Judge turns back union lawsuit over 2018-2019 government shutdown

The National Treasury Employees Union had argued it was unconstitutional for the IRS to force tens of thousands of workers to process tax refunds without pay. T...

A federal judge has dismissed a lawsuit that claimed it was unconstitutional for the IRS to recall 45,000 of its employees to process tax returns during the last government shutdown.

The case had been filed by the National Treasury Employees Union and two of the IRS workers who had been forced to work without pay. They claimed the government was abusing a provision in federal law that allows for some civilian employees to work during a shutdown if they are needed for the “safety of human life or the protection of property.”

Judge Richard Leon found that clearly wasn’t the case for the IRS workers, and that the administration recalled only to avoid the “political heat” they would have suffered if tax refunds were late. But in his ruling Monday, he wrote had no jurisdiction to decide the case because the shutdown is no longer in effect and employees were given back pay.

NTEU said Tuesday that it would appeal the decision to the U.S. Court of Appeals for the D.C. Circuit.

“NTEU’s lawsuit is not moot because, regrettably, further shutdowns are certainly capable of being repeated,” Tony Reardon, NTEU’s national president said in a statement. “NTEU believes that a court should review the important question of whether such shutdowns, which will certainly happen again, are consistent with law. We still believe that the Antideficiency Act, the authority that federal agencies use to require excepted employees to work during a government shutdown, violates the Appropriations Clause of the Constitution because it obligates spending that has not been appropriated by Congress.”
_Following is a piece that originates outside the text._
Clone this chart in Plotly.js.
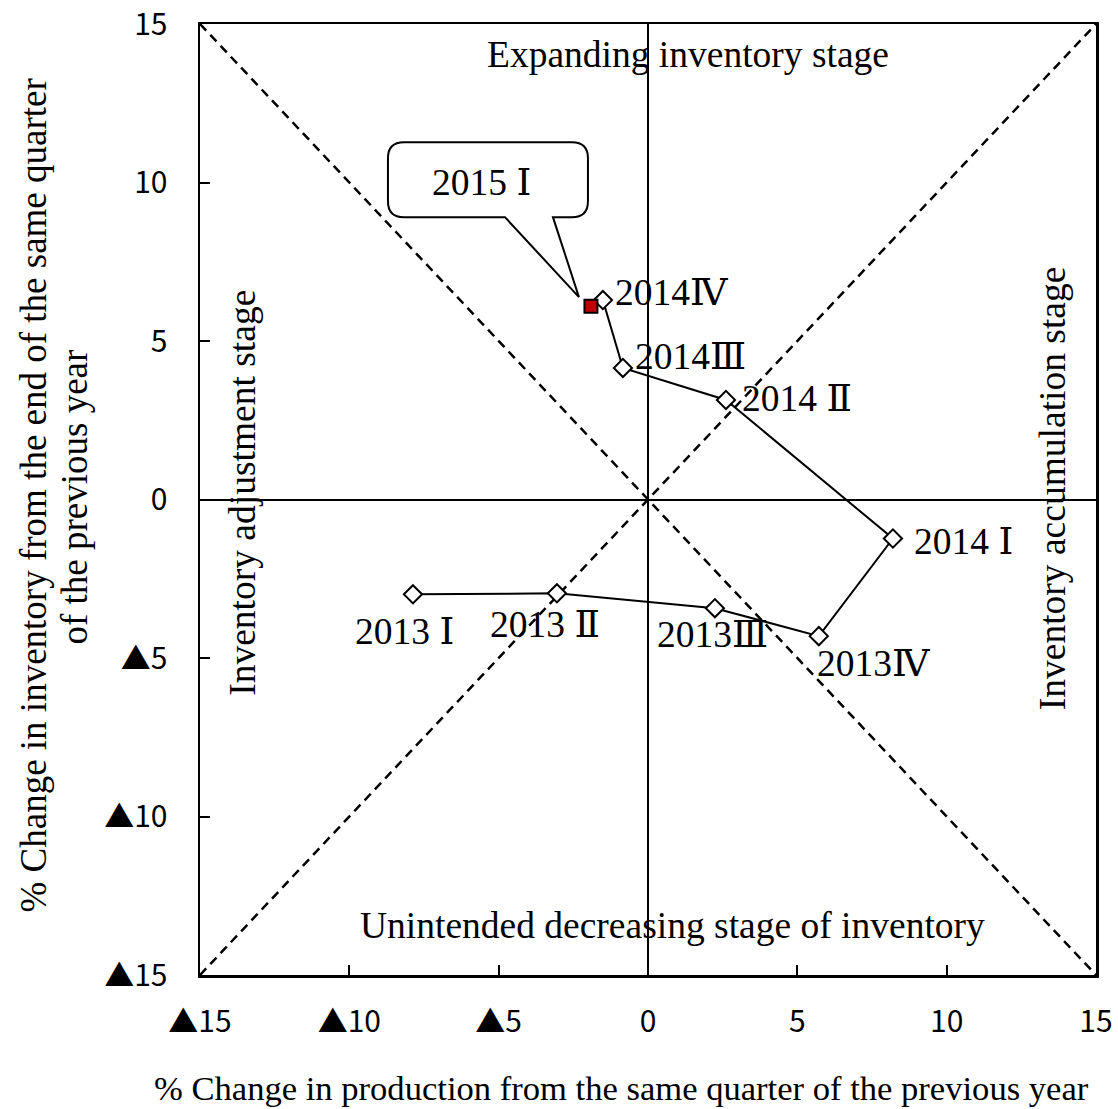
<!DOCTYPE html>
<html>
<head>
<meta charset="utf-8">
<script src="https://cdn.plot.ly/plotly-3.0.1.min.js"></script>
<style>html,body{margin:0;padding:0;background:#fff;}#chart{width:1118px;height:1109px;}</style>
</head>
<body>
<div id="chart"></div>
<script>
// ---- data ----
const quarters   = ["2013 Ⅰ", "2013 Ⅱ", "2013Ⅲ", "2013Ⅳ", "2014 Ⅰ", "2014 Ⅱ", "2014Ⅲ", "2014Ⅳ"];
const production = [-7.87, -3.05, 2.24, 5.72, 8.20, 2.61, -0.84, -1.51];
const inventory  = [-2.99, -2.96, -3.43, -4.31, -1.23, 3.14, 4.15, 6.29];

const latestLabel = "2015 Ⅰ";
const latestProduction = [-1.91];
const latestInventory  = [6.10];

const tickVals = [-15, -10, -5, 0, 5, 10, 15];
const tickText = ["▲15", "▲10", "▲5", "0", "5", "10", "15"];

const stageTop    = "Expanding inventory stage";
const stageBottom = "Unintended decreasing stage of inventory";
const stageLeft   = "Inventory adjustment stage";
const stageRight  = "Inventory accumulation stage";

const xTitle = "% Change in production from the same quarter of the previous year";
const yTitle1 = "% Change in inventory from the end of the same quarter";
const yTitle2 = "of the previous year";

// ---- label placement (pixels, styling only) ----
const labelAnchor = ["center", "center", "center", "left", "left", "left", "left", "left"];
const labelDX = [-8, -12, -2, -4, 19, 14, 10, 10];
const labelDY = [-37, -31, -26, -27, -3, 1, 11, 8];

const serif = "'Liberation Serif', 'DejaVu Serif', 'Times New Roman', 'Noto Sans CJK JP', serif";
const sans = "'Noto Sans CJK JP', 'Liberation Sans', Arial, sans-serif";
const serifSize = 37.5;

const traces = [
  {
    x: production, y: inventory, type: "scatter", mode: "lines+markers",
    line: {color: "#000", width: 2},
    marker: {symbol: "diamond", size: 14, color: "#fff", line: {color: "#000", width: 2}},
    hoverinfo: "skip", showlegend: false, cliponaxis: false
  },
  {
    x: latestProduction, y: latestInventory, type: "scatter", mode: "markers",
    marker: {symbol: "square", size: 13, color: "#C00000", line: {color: "#000", width: 2}},
    hoverinfo: "skip", showlegend: false
  }
];

const annotations = quarters.map((q, i) => ({
  x: production[i], y: inventory[i], xref: "x", yref: "y",
  text: q, showarrow: false, xanchor: labelAnchor[i], yanchor: "middle",
  xshift: labelDX[i], yshift: labelDY[i],
  font: {family: serif, size: serifSize, color: "#000"}
}));

// callout text
annotations.push({
  x: latestProduction[0], y: latestInventory[0], xref: "x", yref: "y",
  text: latestLabel, showarrow: false, xanchor: "center", yanchor: "middle",
  xshift: -109, yshift: 124,
  font: {family: serif, size: serifSize, color: "#000"}
});

// stage labels
annotations.push({x: 0.5446, y: 0.9675, xref: "paper", yref: "paper", text: stageTop,
  showarrow: false, xanchor: "center", yanchor: "middle", font: {family: serif, size: serifSize, color: "#000"}});
annotations.push({x: 0.527, y: 0.0524, xref: "paper", yref: "paper", text: stageBottom,
  showarrow: false, xanchor: "center", yanchor: "middle", font: {family: serif, size: serifSize, color: "#000"}});
annotations.push({x: 0.048, y: 0.507, xref: "paper", yref: "paper", text: stageLeft, textangle: -90,
  showarrow: false, xanchor: "center", yanchor: "middle", font: {family: serif, size: serifSize, color: "#000"}});
annotations.push({x: 0.951, y: 0.512, xref: "paper", yref: "paper", text: stageRight, textangle: -90,
  showarrow: false, xanchor: "center", yanchor: "middle", font: {family: serif, size: serifSize, color: "#000"}});

// axis titles
annotations.push({x: 0.5, y: 0, xref: "paper", yref: "paper", text: xTitle, showarrow: false,
  xanchor: "center", yanchor: "middle", xshift: -27, yshift: -113,
  font: {family: serif, size: 34.6, color: "#000"}});
annotations.push({x: 0, y: 0.5, xref: "paper", yref: "paper", text: yTitle1, showarrow: false, textangle: -90,
  xanchor: "center", yanchor: "middle", xshift: -167, yshift: 4,
  font: {family: serif, size: 37, color: "#000"}});
annotations.push({x: 0, y: 0.5, xref: "paper", yref: "paper", text: yTitle2, showarrow: false, textangle: -90,
  xanchor: "center", yanchor: "middle", xshift: -126, yshift: 2,
  font: {family: serif, size: 37, color: "#000"}});

// callout bubble path (pixels relative to the 2015 point, y up)
const r = 16;
const L = -203, R = -3, T = 164, B = 89;
const calloutPath = [
  `M${L + r},${T}`, `L${R - r},${T}`, `Q${R},${T} ${R},${T - r}`,
  `L${R},${B + r}`, `Q${R},${B} ${R - r},${B}`,
  `L-38,${B}`, `L-12,9`, `L-86,${B}`,
  `L${L + r},${B}`, `Q${L},${B} ${L},${B + r}`,
  `L${L},${T - r}`, `Q${L},${T} ${L + r},${T}`, "Z"
].join(" ");

const shapes = [
  {type: "line", xref: "x", yref: "y", x0: -15, y0: 15, x1: 15, y1: -15, layer: "below",
   line: {color: "#000", width: 2.5, dash: "9px,6px"}},
  {type: "line", xref: "x", yref: "y", x0: -15, y0: -15, x1: 15, y1: 15, layer: "below",
   line: {color: "#000", width: 2.5, dash: "9px,6px"}},
  {type: "path", xref: "x", yref: "y", xsizemode: "pixel", ysizemode: "pixel",
   xanchor: latestProduction[0], yanchor: latestInventory[0], path: calloutPath,
   fillcolor: "#fff", line: {color: "#000", width: 2}, layer: "below"}
];

const axisCommon = {
  range: [-15, 15], tickvals: tickVals, ticktext: tickText,
  ticks: "inside", ticklen: 10, tickwidth: 2, tickcolor: "#000",
  showline: true, linecolor: "#000", linewidth: 2.5, mirror: true,
  showgrid: false, zeroline: true, zerolinecolor: "#000", zerolinewidth: 2,
  tickfont: {family: sans, size: 30, color: "#000"},
  ticklabeloverflow: "allow", fixedrange: true
};

const layout = {
  width: 1118, height: 1109,
  margin: {l: 200, r: 22, t: 24, b: 134},
  paper_bgcolor: "#fff", plot_bgcolor: "#fff",
  xaxis: Object.assign({}, axisCommon, {ticklabelstandoff: 18}),
  yaxis: Object.assign({}, axisCommon, {ticklabelstandoff: 24}),
  shapes: shapes, annotations: annotations, showlegend: false
};

Plotly.newPlot("chart", traces, layout, {displayModeBar: false, staticPlot: true});
</script>
</body>
</html>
Judge Leon found that in order for NTEU to win the lawsuit, he would have to assume that the exact same plantiffs would be hurt in the same way by future shutdowns. But government shutdowns, he wrote, are highly fact-specific, and it’s impossible to know precisely what would happen under another one.

“Numerous contingencies related to a possible future shutdown include: if, when, and under what circumstances Congress might decide to let appropriations lapse; what agencies would be affected by such a lapse, which in turn depends on Congress’s decision to continue to funds certain agencies and not others in the event of a shutdown; and how the affected agencies will respond, including the terms of their contingency plans as well as their circumstance-specific decisions about whether to except certain employees, including the plaintiffs here,” he wrote.

The judge determined he was powerless to resolve the dispute, even though the government’s claims that the recalled IRS workers were needed for life or safety reasons were “dubious.”

“Fortunately for the government, however, not every self-serving transmogrification of the law can be righted by the courts,” he wrote. “Plaintiffs’ claims are nonetheless moot and do not satisfy the capable-of-repetition exception to mootness.”

The case decided this week is only one of several that federal unions have filed in recent years to challenge the way employees are treated during government shutdowns.

NTEU has another lawsuit pending before the Court of Federal Claims. That case, filed on behalf of a Customs and Border Protection officer, claims the government violated the Fair Labor Standards Act (FLSA) by not paying employees minimum wage and overtime during the last shutdown.

And in 2017, in a case brought by the American Federation of Government Employees, a judge ruled the government violated the FLSA during the 2013 shutdown. The court ordered agencies to compensate tens of thousands of employees with twice the back pay they had already received, plus over time.

But it took until last December for attorneys and agencies to determine exactly how many workers were eligible for those damages. The answer: 21,781. But lawyers are still arguing over precisely how much money they’re owed.

AFGE and its lead attorney in the case, Heidi Burakiewicz, have also filed a similar class-action lawsuit over the 2018-2019 shutdown. That case, like NTEU’s, is still awaiting a decision in the Court of Federal Claims.